An integrated audit consists of two opinions by an auditor, one on the financial statements and one on the effectiveness of internal control. NQ skeptics have highlighted differing language in PwC's audit opinion and PwC's internal control opinion. Comparing these two opinions side by side is like comparing apples to oranges. They are simply not the same thing. An auditor's opinion on the financial statements determines if the financial statements are presented fairly, in all material respects, in accordance with the relevant and applicable accounting standards (in this case, U.S. G.A.A.P.). An auditor's opinion on the effectiveness of internal control discusses whether or not the auditor believes the internal controls are working effectively. Comparing the language used in both opinions is wrong, useless, and a waste of time.

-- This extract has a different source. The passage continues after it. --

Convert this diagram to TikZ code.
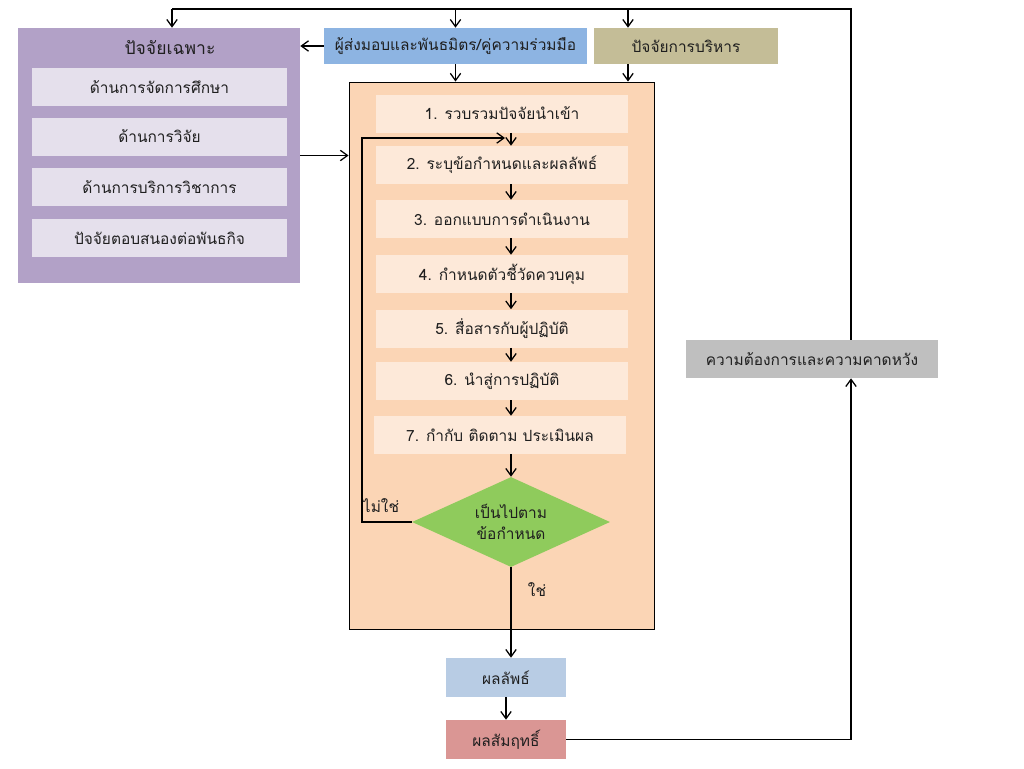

NQ skeptics have also highlighted a liability disclosure in the third paragraph of PwC's opinion.
Do not fret NQ investors; this liability disclosure is not unique to NQ nor is contradictory to PwC's internal control opinion. Please feel free to read through the internal control opinion found in any company's 10-K. You will find the same disclosure in every single one of them.
The audit risk model (ARM) is essential to the planning of every audit. The tolerable amount of audit risk is determined during the planning phase of the audit. The audit risk is equal to inherent risk (IR) times control risk (CR) times detection risk (DR) (visual below).
Inherent risk is reflective of many things, including (but not limited to) the company's industry, sector, business model, competitors, and management team. Control risk is the risk that a material misstatement will occur because of the absence or failure of internal controls. Detection risk is the risk that the auditor itself will fail to detect a material misstatement. Assume a hypothetical situation in which inherent risk and control risk are both low. Bearing the ARM in mind, detection risk can be higher to achieve the targeted audit risk because the other two variables in the equation are low. As a result, an independent auditor would have to perform fewer substantive procedures to achieve the targeted audit risk.
Given the Muddy Waters report (no matter how right or wrong it is), the number of auditors NQ has had, and the fact that NQ is a Chinese company, it is reasonable to assume that PwC's assessment of NQ's inherent risk was high. Accordingly, PwC requested to expand the scope of its 2013 audit to minimize detection risk and to achieve its targeted audit risk. This does not imply that NQ has or has not committed fraud. PwC had every right to ask to expand the scope of the audit and NQ had every right to decline this request. Therefore, I do not believe either party was in the wrong. PwC did not want to sign off on NQ's financial statements without performing the additional audit procedures it had requested and NQ did not wish to grant PwC access to additional third-party documentation.
Given the recent scrutiny related to NQ's financial statements, it does seem odd that NQ did not want adhere to PwC's request. If I were an NQ investor, I would want PwC to perform as many procedures as possible to ensure the financial statements are free from material misstatement. The NQ saga has certainly been an interesting one to say the least and I look forward to the completion of the 2013 audit.